In modern orchestration clarity and definition of sonorous image are usually the goal. There exists, however, another kind of orchestral magic dependent on a certain ambiguity of effect. Not to be able to identify immediately how a particular color combination is arrived at adds to its attractiveness. I like to be intrigued by unusual sounds that force me to exclaim: Now I wonder how the composer does that?
From what I have said about the art of orchestration you may have gained the notion that it is nothing more than a delightful game, played for the amusement of the composer. That is, of course, not true. Color in music, as in painting, is meaningful only when it serves the expressive idea; it is the expressive idea that dictates to the composer the choice of his orchestral scheme.
Part of the pleasure in being sensitive to the use of color in music is to note in what way a composer’s personality traits are revealed through his tonal color schemes. During the period of French impressionism, for example, the composers Debussy and Ravel were thought to be very similar in personality. An examination of their orchestral scores would have shown that Debussy, at his most characteristic, sought for a spray-like iridescence, a delicate and sensuous sonority such as had never before been heard, while Ravel, using a similar palette, sought a refinement and precision, a gemlike brilliance that reflects the more objective nature of his musical personality.

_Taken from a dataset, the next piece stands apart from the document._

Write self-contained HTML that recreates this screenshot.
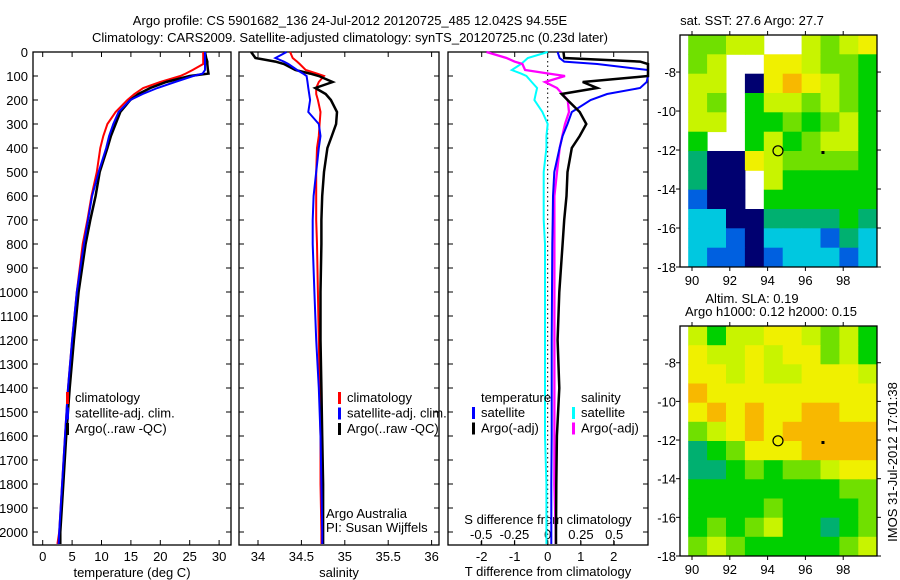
<!DOCTYPE html>
<html><head><meta charset="utf-8"><style>
body{margin:0;background:#fff;}
svg{display:block;font-family:"Liberation Sans",sans-serif;}
text{font-size:13px;fill:#000;}
</style></head><body>
<svg id="s" width="900" height="580" viewBox="0 0 900 580">
<text x="350" y="25" text-anchor="middle">Argo profile: CS 5901682_136 24-Jul-2012 20120725_485 12.042S 94.55E</text>
<text x="350" y="42" text-anchor="middle">Climatology: CARS2009. Satellite-adjusted climatology: synTS_20120725.nc (0.23d later)</text>
</svg>
<script>
const depths=[0,25,40,50,75,90,100,125,150,175,200,250,300,350,400,500,600,700,800,1000,1200,1400,1600,1800,2000,2050];
const tClim=[27.3,27.3,27.3,27.3,25.5,24.3,23.4,20.0,17.1,15.6,14.4,12.4,11.0,10.3,9.8,9.2,8.3,7.6,6.8,5.8,5.0,4.3,3.8,3.3,2.8,2.5];
const tSat=[27.6,27.6,27.6,27.6,27.6,27.2,25.6,22.5,19.5,17.0,14.9,12.9,12.0,11.3,10.8,9.5,8.4,7.7,7.0,5.8,5.0,4.3,3.8,3.3,2.8,2.7];
const tArgo=[27.6,27.8,28.0,28.0,28.1,28.2,25.0,21.0,18.3,16.3,14.9,13.2,12.4,11.6,11.0,9.7,9.0,8.1,7.3,6.1,5.3,4.6,4.0,3.5,3.0,3.0];
const sClim=[34.37,34.40,34.45,34.48,34.55,34.68,34.76,34.70,34.67,34.67,34.69,34.72,34.71,34.70,34.68,34.67,34.67,34.67,34.68,34.69,34.70,34.71,34.72,34.72,34.73,34.73];
const sSat=[34.33,34.20,34.30,34.35,34.45,34.52,34.56,34.57,34.58,34.59,34.60,34.58,34.70,34.72,34.70,34.67,34.64,34.63,34.63,34.65,34.67,34.70,34.72,34.73,34.74,34.74];
const sArgo=[33.92,33.97,34.20,34.30,34.43,34.60,34.70,34.86,34.66,34.78,34.84,34.91,34.90,34.85,34.80,34.76,34.74,34.73,34.73,34.72,34.72,34.73,34.74,34.75,34.75,34.75];
const dTSat=[0.3,0.36,0.5,1.5,3.2,3.2,3.2,3.0,2.8,1.8,1.3,0.73,0.6,0.45,0.36,0.2,0.16,0.15,0.14,0.13,0.12,0.12,0.12,0.11,0.11,0.11];
const dTArgo=[0.48,0.5,2.8,3.2,3.2,3.2,3.2,1.06,1.5,0.42,0.6,0.97,1.17,0.97,0.73,0.6,0.57,0.5,0.45,0.35,0.3,0.35,0.28,0.26,0.25,0.25];
const dSSat=[0,-0.15,-0.18,-0.2,-0.27,-0.2,-0.16,-0.12,-0.08,-0.09,-0.1,-0.04,0,-0.01,-0.01,-0.03,-0.03,-0.03,-0.02,-0.02,-0.02,-0.02,-0.02,-0.01,-0.01,-0.01];
const dSArgo=[-0.46,-0.31,-0.25,-0.19,-0.17,0.01,0.13,-0.02,0.07,0.11,0.15,0.16,0.13,0.11,0.09,0.07,0.05,0.05,0.05,0.05,0.05,0.05,0.05,0.05,0.06,0.06];
const depthTicks=[0,100,200,300,400,500,600,700,800,900,1000,1100,1200,1300,1400,1500,1600,1700,1800,1900,2000];
const tTicks=[0,5,10,15,20,25,30];
const sTicks=[34,34.5,35,35.5,36];
const dTTicks=[-2,-1,0,1,2];
const dSTicks=[-0.5,-0.25,0,0.25,0.5];
const dSLabels=["-0.5","-0.25","0","0.25","0.5"];
const lonTicks=[90,92,94,96,98];
const latTicks=[-8,-10,-12,-14,-16,-18];
const sstGrid=[
[5,5,6,6,-1,-1,6,5,6,7],[5,6,-1,-1,7,7,6,5,5,4],[6,6,-1,0,7,8,7,6,5,4],[6,5,-1,4,6,6,5,6,5,4],
[6,6,-1,4,4,5,4,5,6,4],[4,-1,-1,4,6,4,5,6,6,4],[3,0,0,7,6,5,5,5,5,4],[3,0,0,-1,6,4,4,4,4,4],
[1,0,0,-1,4,4,4,4,4,4],[2,2,0,0,3,3,3,3,4,3],[2,2,1,0,2,2,2,1,3,2],[2,1,1,0,1,2,2,2,1,2]];
const slaGrid=[
[6,4,6,6,7,7,6,5,6,4],[7,6,6,7,6,7,7,5,6,4],[7,7,6,7,6,6,7,7,7,6],[8,7,7,7,7,7,7,7,7,7],
[7,8,7,8,7,7,8,8,7,7],[5,6,7,8,7,8,8,8,8,8],[3,4,5,7,7,7,8,8,8,8],[3,3,4,5,4,5,5,6,7,7],
[4,4,4,4,4,4,4,4,5,5],[4,4,4,4,5,4,4,4,4,5],[4,5,4,5,6,4,4,3,4,5],[5,6,5,4,4,4,4,4,5,6]];
const argoLon=94.55, argoLat=-12.04;

const S=document.getElementById('s');const NS='http://www.w3.org/2000/svg';
function mk(t,a,txt){const e=document.createElementNS(NS,t);for(const k in a)e.setAttribute(k,a[k]);if(txt!==undefined)e.textContent=txt;S.appendChild(e);return e;}
const top0=52,bot=545;
const yD=d=>top0+d*0.24;
function frame(x0,x1,y0,y1,name){const r=mk('rect',{x:x0,y:y0,width:x1-x0,height:y1-y0,fill:'none',stroke:'#000','stroke-width':1.3});

}
function line(xs,ys,col,w,name,x0,x1){let d='';for(let i=0;i<xs.length;i++){let x=Math.max(x0,Math.min(x1,xs[i]));d+=(i?'L':'M')+x.toFixed(1)+' '+ys[i].toFixed(1);}
const p=mk('path',{d:d,fill:'none',stroke:col,'stroke-width':w,'stroke-linejoin':'miter'});

}
function depthAxis(x0,x1,labels){depthTicks.forEach(d=>{const y=yD(d);mk('line',{x1:x0,y1:y,x2:x0+5,y2:y,stroke:'#000'});mk('line',{x1:x1-5,y1:y,x2:x1,y2:y,stroke:'#000'});
if(labels){const t=mk('text',{x:x0-5,y:y+5,'text-anchor':'end'},d);

}});}
function xTicks(ticks,fx,labels,ly){ticks.forEach((v,i)=>{const x=fx(v);mk('line',{x1:x,y1:bot,x2:x,y2:bot-5,stroke:'#000'});mk('line',{x1:x,y1:top0,x2:x,y2:top0+5,stroke:'#000'});
const t=mk('text',{x:x,y:ly,'text-anchor':'middle'},labels?labels[i]:v);

});}
function legend(items,bx,ty){items.forEach((it,i)=>{const y=ty+i*15.5;mk('rect',{x:bx,y:y-10,width:3,height:12,fill:it[1]});
const t=mk('text',{x:bx+9,y:y},it[0]);

});}

// Panel 1 temperature
const xT=v=>42.7+v*5.88;
frame(33,231,top0,bot,'temperature-plot-frame');depthAxis(33,231,true);xTicks(tTicks,xT,null,561);
mk('text',{x:132,y:577,'text-anchor':'middle',},'temperature (deg C)');
const yy=depths.map(yD);
line(tClim.map(xT),yy,'#f00',2,'temp-climatology-line',33,231);
line(tArgo.map(xT),yy,'#000',2.5,'temp-argo-line',33,231);
line(tSat.map(xT),yy,'#00f',2,'temp-satellite-line',33,231);
legend([['climatology','#f00'],['satellite-adj. clim.','#00f'],['Argo(..raw -QC)','#000']],66,402);

// Panel 2 salinity
const xS=v=>258+(v-34)*86.8;
frame(239,439,top0,bot,'salinity-plot-frame');depthAxis(239,439,false);xTicks(sTicks,xS,null,561);
mk('text',{x:339,y:577,'text-anchor':'middle',},'salinity');
line(sClim.map(xS),yy,'#f00',2,'sal-climatology-line',239,439);
line(sArgo.map(xS),yy,'#000',2.5,'sal-argo-line',239,439);
line(sSat.map(xS),yy,'#00f',2,'sal-satellite-line',239,439);
legend([['climatology','#f00'],['satellite-adj. clim.','#00f'],['Argo(..raw -QC)','#000']],338,402);
mk('text',{x:326,y:518,},'Argo Australia');
mk('text',{x:326,y:532,},'PI: Susan Wijffels');

// Panel 3 differences
const xdT=v=>547.7+v*33;const xdS=v=>547.7+v*133;
frame(448,648,top0,bot,'difference-plot-frame');depthAxis(448,648,false);xTicks(dTTicks,xdT,null,561);
mk('line',{x1:xdT(0),y1:top0,x2:xdT(0),y2:bot,stroke:'#000','stroke-dasharray':'1.5,3'});
mk('text',{x:548,y:576,'text-anchor':'middle',},'T difference from climatology');
dSTicks.forEach((v,i)=>{const t=mk('text',{x:xdS(v),y:539,'text-anchor':'middle'},dSLabels[i]);


mk('line',{x1:xdS(v),y1:bot,x2:xdS(v),y2:bot-4,stroke:'#000'});});
mk('text',{x:548,y:524,'text-anchor':'middle',},'S difference from climatology');
line(dSSat.map(xdS),yy,'#0ff',2,'sal-diff-satellite-line',448,648);
line(dSArgo.map(xdS),yy,'#f0f',2.3,'sal-diff-argo-line',448,648);
line(dTSat.map(xdT),yy,'#00f',2,'temp-diff-satellite-line',448,648);
line(dTArgo.map(xdT),yy,'#000',2.5,'temp-diff-argo-line',448,648);
mk('text',{x:481,y:402,},'temperature');
mk('text',{x:581,y:402,},'salinity');
legend([['satellite','#00f'],['Argo(-adj)','#000']],472,417);
legend([['satellite','#0ff'],['Argo(-adj)','#f0f']],572,417);

// Maps
const cols=['#000070','#0060e0','#00c8e0','#00b070','#00d000','#70e000','#c8f400','#f0f000','#f8b800'];
function map(grid,y0,y1,name,xl){const x0=680,x1=877;const lonX=v=>692+(v-90)*18.9;const latY=v=>y0+(-6.1-v)*(y1-y0)/11.9;
const g0=89.8;
grid.forEach((row,r)=>row.forEach((c,k)=>{if(c<0)return;const xa=lonX(g0+k),xb=k==row.length-1?x1:lonX(g0+k+1);const ya=latY(-6.1-r*11.9/12),yb=latY(-6.1-(r+1)*11.9/12);
const e=mk('rect',{x:xa.toFixed(1),y:ya.toFixed(1),width:(xb-xa+0.5).toFixed(1),height:(yb-ya+0.5).toFixed(1),fill:cols[c]});

}));
frame(x0,x1,y0,y1,name+'-frame');
lonTicks.forEach(v=>{const x=lonX(v);mk('line',{x1:x,y1:y1,x2:x,y2:y1+4,stroke:'#000'});mk('line',{x1:x,y1:y0,x2:x,y2:y0-4,stroke:'#000'});
const t=mk('text',{x:x,y:y1+18,'text-anchor':'middle'},v);

});
latTicks.forEach(v=>{const y=latY(v);mk('line',{x1:x0-4,y1:y,x2:x0,y2:y,stroke:'#000'});mk('line',{x1:x1,y1:y,x2:x1+4,y2:y,stroke:'#000'});
const t=mk('text',{x:x0-4,y:y+5,'text-anchor':'end'},v);

});
const c=mk('circle',{cx:lonX(argoLon),cy:latY(argoLat),r:5,fill:'none',stroke:'#000','stroke-width':1.2});


mk('rect',{x:lonX(96.85),y:latY(-12.05),width:3,height:3,fill:'#000'});}
map(sstGrid,35,267,'sst-map');
mk('text',{x:752,y:25,'text-anchor':'middle',},'sat. SST: 27.6 Argo: 27.7');
map(slaGrid,326,556,'sla-map');
mk('text',{x:752,y:303,'text-anchor':'middle',},'Altim. SLA: 0.19');
mk('text',{x:771,y:316,'text-anchor':'middle',},'Argo h1000: 0.12 h2000: 0.15');
mk('text',{x:0,y:0,transform:'translate(897,462) rotate(-90)','text-anchor':'middle',},'IMOS 31-Jul-2012 17:01:38');
</script>
</body></html>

Color ideals change for composers as their personalities change. A striking example is again that of Igor Stravinsky, who, beginning with the stabbing reds and purples of his early ballet scores, has in the past decade arrived at an ascetic grayness of tone that positively chills the listener by its austerity. For contrast we may turn to a Richard Strauss orchestral score, masterfully handled in its own way, but overrich in the piling-on of sonorities, like a German meal that is too filling for comfort. The natural and easy handling of orchestral forces by a whole school of contemporary American composers would indicate some inborn affinity between American personality traits and symphonic language. No layman can hope to penetrate all the subtleties that go into an orchestral page of any complexity, but here again it is not necessary to be able to analyze the color spectrum of a score in order to bask in its effulgence.